A textbook example of something left unfinished is relationships that have “fizzled out.” Especially at Andover, where everyone lives in close proximity, friendships are made and strengthened quickly due to the sheer amount of time we spend with one another. But as quickly as friendships or other relationships can form, some do not last in the long term. When those bonds fray — or just quietly dissolve — what gets left behind often isn’t even fury or sorrow, but musings on what went wrong. Could I have said something differently? Should I have reached out one more time? Such questions linger within you, trailing behind you in your classes.
This spring, I’ve done a lot of thinking about what it’d be like if we could simply forget all the relationships that fizzled out. There’s a special kind of pain that comes with remembering people who were once such a big part of your life — and now, aren’t. Not because something dramatic happened, not because of a fight or a clear ending, but because things just… faded. Maybe you stopped trying. Maybe they did. Maybe life just kept moving, and you both stopped showing up in each other’s stories. The real question attached to this pain is: would it be better if we could just get rid of the painful memories we keep from past relationships? The ultimate answer is no. Forgetting can feel like a relief in the moment, but with time it’s clear that easy escapes like this are harmful–forgetting doesn’t free us, it robs us. It steals not only the pain but the meaning and depth behind our memories and our opportunities to grow and shape our identity. Avoiding discomfort might feel easier in the short term, but it leaves us emotionally hollow in the long term — less resilient, and reliant on incinerating every uncomfortable experience down a mental hatch.
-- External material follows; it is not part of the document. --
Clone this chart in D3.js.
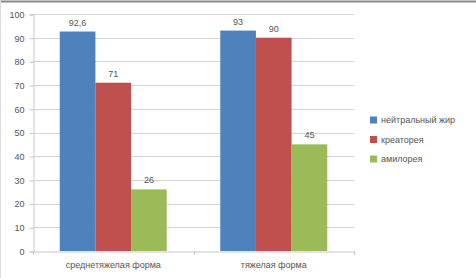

And in many cases, someone’s inability to let go of something unfinished stems not from a lack of discipline but from holding onto memories and seeking comfort in nostalgia. We don’t just cling to the thing itself, but rather the memory of it: it’s as though we’re recalling a familiar movie scene — holding onto who we were and what we felt like in that moment. This can become a source of comfort or a familiar space to come back to when reality feels too uncertain or foreign. But nostalgia at the end of the day is just selective memory, soft around the edges, filtering out hard truths and leaving us longing for a version of the past. And while there’s nothing innately wrong with remembering the past, problems arise when we allow those memories to obscure the reality of our current moment. Many circumstances fall beyond our control. Living your life in the past, unable to move on, won’t offer closure, peace, or a solution, only impede you from enjoying the present.
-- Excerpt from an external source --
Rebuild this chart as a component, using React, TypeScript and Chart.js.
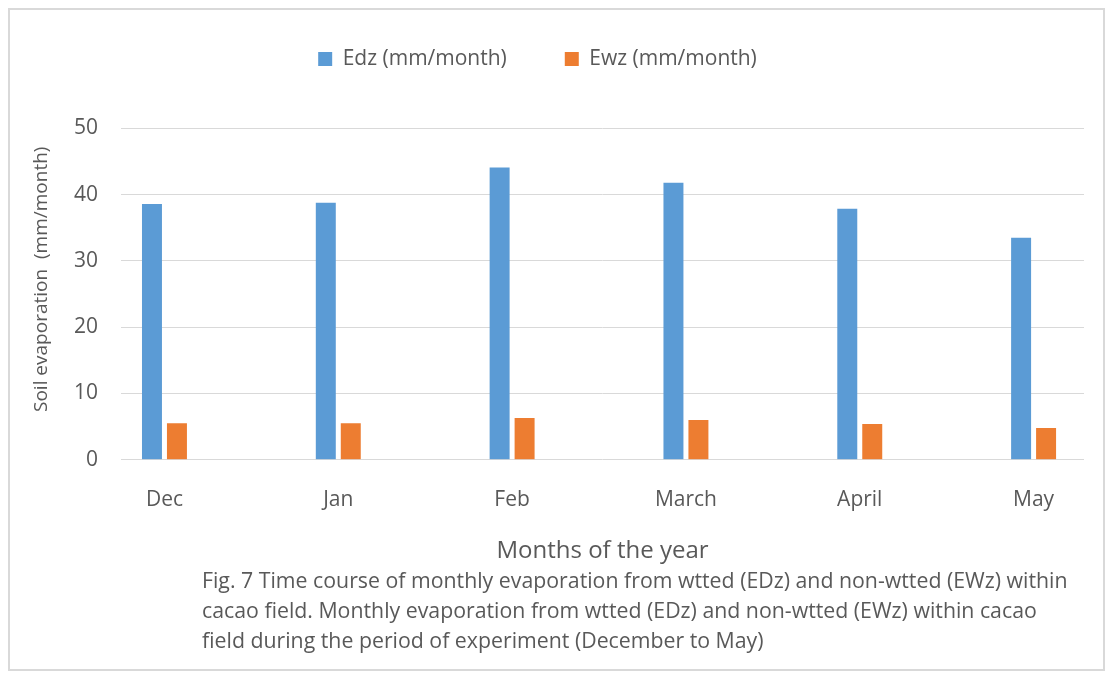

Maybe the key then isn’t to forget or to obsess — but to hold space for what once was while acknowledging that unfinished business doesn’t have to feel like a burden we drag with us constantly. A friendship that slowly faded from your life can still leave memories that you’ll smile at late — that doesn’t mean you need to reach out or try to make amends — you can let go while still appreciating consciously the beauty of what you once had. Letting go isn’t about erasing the past, but about making peace with it.
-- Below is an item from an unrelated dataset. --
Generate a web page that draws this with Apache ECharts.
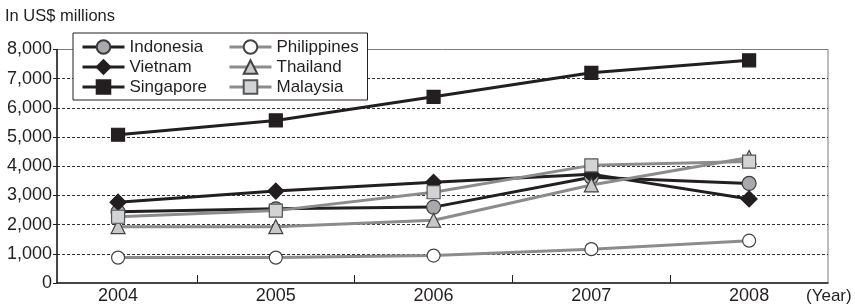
<!DOCTYPE html>
<html>
<head>
<meta charset="utf-8">
<script src="https://cdn.jsdelivr.net/npm/echarts@6/dist/echarts.min.js"></script>
<style>
  html, body { margin: 0; padding: 0; background: #fff; }
  #chart { width: 855px; height: 305px; }
</style>
</head>
<body>
<div id="chart"></div>
<script>
// values, US$ millions
var years = [2004, 2005, 2006, 2007, 2008];
var indonesia   = [2440, 2540, 2600, 3620, 3410];
var philippines = [870, 870, 940, 1160, 1450];
var vietnam     = [2770, 3150, 3450, 3730, 2880];
var thailand    = [1930, 1930, 2150, 3360, 4300];
var singapore   = [5080, 5570, 6380, 7200, 7630];
var malaysia    = [2270, 2480, 3110, 4030, 4160];
var yTicks = [0, 1000, 2000, 3000, 4000, 5000, 6000, 7000, 8000];
var xTicks = [2004.5, 2005.5, 2006.5, 2007.5];

var ink = '#231f20';
var grey = '#8c8c8c';
var font = 'Liberation Sans, Arial, sans-serif';

function pairs(vals) {
  return years.map(function (y, i) { return [y, vals[i]]; });
}

function mk(name, vals, lineColor, symbol, fill, border, size, z) {
  return {
    name: name,
    type: 'line',
    data: pairs(vals),
    symbol: symbol,
    symbolSize: size,
    z: z,
    lineStyle: { color: lineColor, width: 3 },
    itemStyle: { color: fill, borderColor: border, borderWidth: 1.2 },
    emphasis: { disabled: true }
  };
}

var chart = echarts.init(document.getElementById('chart'));

var legendText = { fontFamily: font, fontSize: 17, color: ink, lineHeight: 20, width: 80 };

chart.setOption({
  animation: false,
  title: [
    { text: 'In US$ millions', left: 0, top: 3,
      textStyle: { fontFamily: font, fontSize: 16.5, fontWeight: 'normal', color: ink } },
    { text: '(Year)', left: 801, top: 283,
      textStyle: { fontFamily: font, fontSize: 17, fontWeight: 'normal', color: ink } }
  ],
  legend: [
    {
      data: ['Indonesia', 'Vietnam', 'Singapore'],
      orient: 'vertical',
      left: 73, top: 33,
      padding: [4, 158, 3, 8],
      itemGap: 0,
      itemWidth: 42, itemHeight: 17,
      backgroundColor: '#fff',
      borderColor: ink, borderWidth: 1,
      lineStyle: { width: 3 },
      textStyle: legendText
    },
    {
      data: ['Philippines', 'Thailand', 'Malaysia'],
      orient: 'vertical',
      left: 220, top: 33,
      padding: [4, 0, 3, 8],
      itemGap: 0,
      itemWidth: 42, itemHeight: 17,
      lineStyle: { width: 3 },
      textStyle: legendText
    }
  ],
  grid: {
    left: 57, right: 27, top: 49.5, bottom: 20,
    show: true, borderColor: '#7a7a7a', borderWidth: 1
  },
  xAxis: {
    type: 'value',
    min: 2003.613,
    max: 2008.5,
    axisLine: { lineStyle: { color: ink, width: 1.5 } },
    axisTick: { show: true, inside: true, length: 8, customValues: xTicks,
      lineStyle: { color: ink, width: 1 } },
    axisLabel: { customValues: years, margin: 4, fontFamily: font, fontSize: 18, color: ink,
      formatter: function (v) { return String(v); } },
    splitLine: { show: false }
  },
  yAxis: {
    type: 'value',
    min: 0, max: 8000, interval: 1000,
    axisLine: { show: true, lineStyle: { color: ink, width: 1.5 } },
    axisTick: { show: true, length: 4, customValues: yTicks, lineStyle: { color: ink } },
    axisLabel: { margin: 5, fontFamily: font, fontSize: 18, color: ink, customValues: yTicks,
      formatter: function (v) { return v.toLocaleString('en-US'); } },
    splitLine: { show: true, showMinLine: false, showMaxLine: false,
      lineStyle: { color: '#333', type: [3, 2], width: 1 } }
  },
  series: [
    mk('Indonesia', indonesia, ink, 'circle', '#a7a9ac', '#3a3a3a', 14, 3),
    mk('Philippines', philippines, grey, 'circle', '#ffffff', '#444', 13, 2),
    mk('Vietnam', vietnam, ink, 'diamond', ink, ink, 16, 4),
    mk('Thailand', thailand, grey, 'triangle', '#c8c8c8', '#444', 14, 5),
    mk('Singapore', singapore, ink, 'rect', ink, ink, 13, 4),
    mk('Malaysia', malaysia, grey, 'rect', '#d2d3d4', '#555', 13, 6)
  ]
});
</script>
</body>
</html>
Obviously, however, letting go of something that was once important in your life will not be a linear or simple process. However, as bittersweet as it sounds, maybe there’s a poetic beauty in acknowledging that a certain event in your life was only meant to last for a moment. Sometimes, the value of something is rooted not in its permanence but in its ability to teach us something in the time we had with it, and this fleeting, temporary nature can make that all the more meaningful. We live in a world that loves happy, definitive endings — and rightfully so — but not every story is meant to be tied up neatly with a bow. Open-ended closings will always exist, and that’s okay. Remembering these things is okay and can be wonderful, but at the same time, nostalgia is just that — a longing for the past. We can’t afford to live in it.